Here’s a great case where the university adopted an ECM system, Alfresco, without much of a plan on why or how they were going to use it. Fast forward several years later and the university needs help understanding why the software doesn’t support their needs. This case study published by Christian Walker, an ECM consultant, is a sanitized report that was the result of a real assessment, which he did for a university.
What Christian found was telling: there was no mandate to consolidate and use an ECM, nor was there proper staffing or planning to support a successful project. The result was that users were skirting around the system using email or cloud-based systems to store documents. Sensitive student records were not managed well, and finding documents was a big hassle.

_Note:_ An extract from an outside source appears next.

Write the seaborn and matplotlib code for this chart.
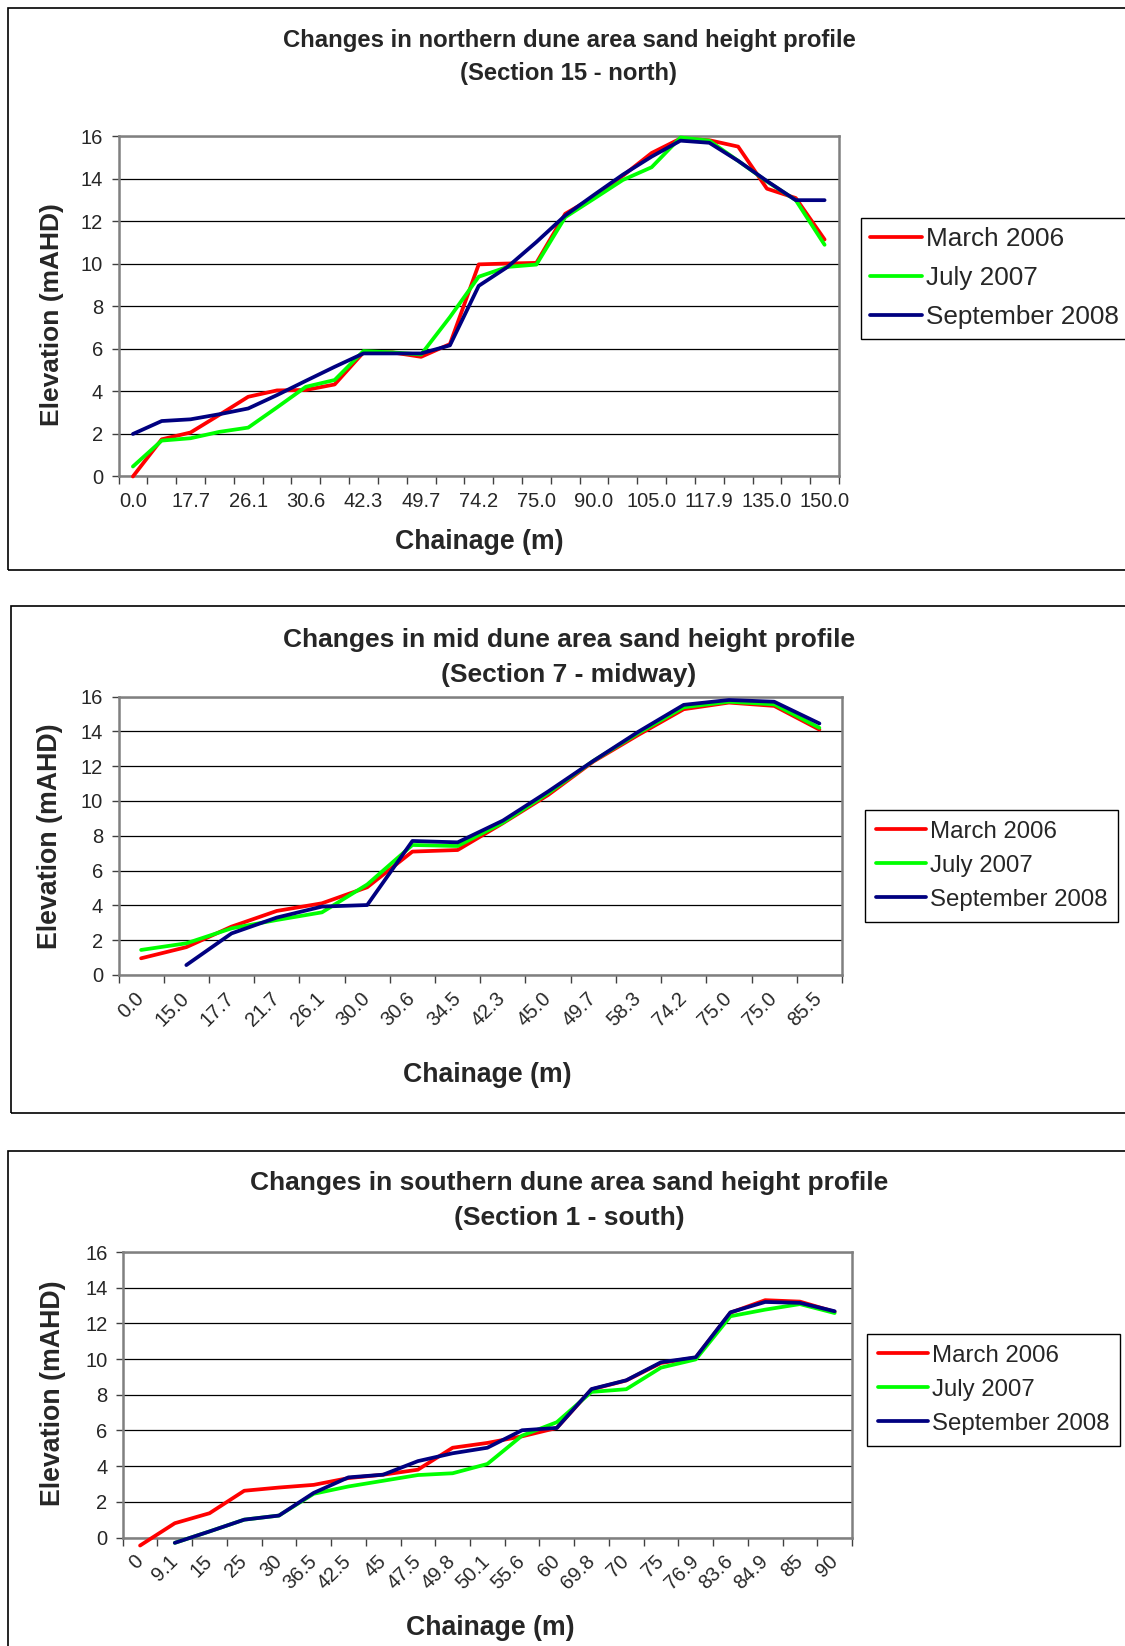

Criticality of Executive Mandates and Information Architecture
His recommendations were logical and to the point. Get executive sponsorship, mandate the use of the system, and then start by constructing an information architecture (IA) that consists of a taxonomy, file plan, and retention/disposition schedule for the managed content. There are a lot of other well thought-out steps advised, but the most important ones beyond the executive mandates are the design of a real IA. Without that, documents continue to be difficult to find, and there is continued risk of mismanagement of sensitive records.
The university is tasked with not only understanding their documents to arrive at the necessary classifications and associated data, but they have to bottle the email and cloud storage genie and include discovery and management of those documents too. So now what?
Uniform Metadata and Consistent Policies
This story is unfortunately one that can be retold hundreds if not thousands of times by organizations that adopt ECM software without a real understanding of the underlying needs. The result is that documents are stored in various systems without uniform metadata and without consistent policies. How do you do a midcourse correction? In most cases, pushing the reset button involves countless hours of manual review of documents and recoding of metadata. This is a costly and error prone process that document classification was meant to solve.
IA Prerequisites: Document Clustering and Classification
A suggestion is to make document clustering and classification a prerequisite of the IA process – basically process all known documents wherever they are through a system that can automate the grouping of them. From there, SMEs can focus on the document groups that are most important and develop an IA that is targeted. Once the identified hierarchies and metadata are established for each document group, automated classification can again be used to sort and describe each document without manually reviewing each one. Sounds magical, doesn’t it? It’s not. Below is a link to our ebook on document classification that describes this magical technology from a practical standpoint in order to provide you with an insider’s view of what the main capabilities are and how they can be applied.
With document clustering and classification, organizations can more easily and efficiently push the reset button to not only improve findability and information governance, but make document-based information support new initiatives to grow business.